Lloyd’s of London’s war underwriters prepare to pay out over ships stuck in Ukrainian waters
Lloyd’s of London’s war underwriters have begun setting aside cash reserves as they prepare to pay out on a flurry of claims from the owners of ships stuck in Ukraine’s territorial waters.
The insurance market is readying itself for a new wave of claims from shipowners that have now become viable following the anniversary of Russia’s invasion of Ukraine in February 2022, insurance industry experts told City A.M.
Lloyd’s has already set aside £1.4bn to pay for claims arising from the war in Ukraine, including those claims related to the more than 400 internationally owned aircraft that were seized by Russia in March 2022.
The London market’s underwriters are, however, also building up significant cash reserves to pay for claims arising from around 80 ships that have been stuck in the Black Sea and the Sea of Azov since Russia’s February invasion.
Tens of ships and hundreds of seafarers, which have been excluded from the UN brokered Black Sea Grain Initiative, have been stuck in Ukrainian waters since the start of the war due to the threat of various perils such as sea mines.
The Black Sea Grain Initiative only covers dry cargo ships from three Ukrainian ports, meaning tens of cargo ships and their crews of at least 300 seafarers remain unprotected.
In its annual report, Lloyds said: “Marine war portfolios are currently holding reserves in the 2022 year of account for potential losses that may materialise as a result of blocking and trapping in the Black Sea arising from the conflict in Ukraine.”
Rob Smart, chief technical officer at London insurance buyer Mactavish, explained Lloyd’s is preparing for a “sudden spike in claims,” as he noted the one-year anniversary of the war marks the point at which many shipowners will be able to declare their ships “unrecoverable”.

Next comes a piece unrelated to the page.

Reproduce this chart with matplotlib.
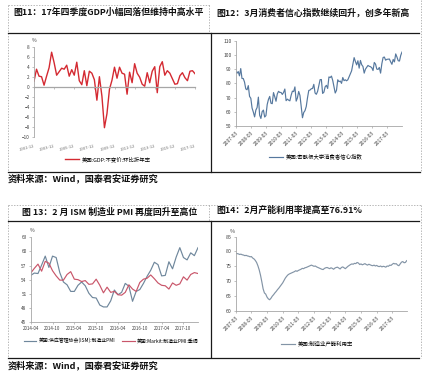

The surge in claims is in turn set to see “sharp pricing increases” in the cost of marine insurance policies, as insurers seek to recover war related losses, Lloyd’s said in its annual report.
Lloyd’s also notes that the vast majority (90 per cent) of all losses it expects to incur from the Ukraine war have not yet been reported, meaning any costs remain unclear.
Lloyd’s has already faced a flurry of lawsuits over its refusal to pay out on the billions worth of claims it has received from aircraft leasers that had their planes seized by Moscow in retaliation to the imposition of Western sanctions.
Lloyd’s of London declined to comment, while Lloyd’s Market Association was approached by City A.M. for comment.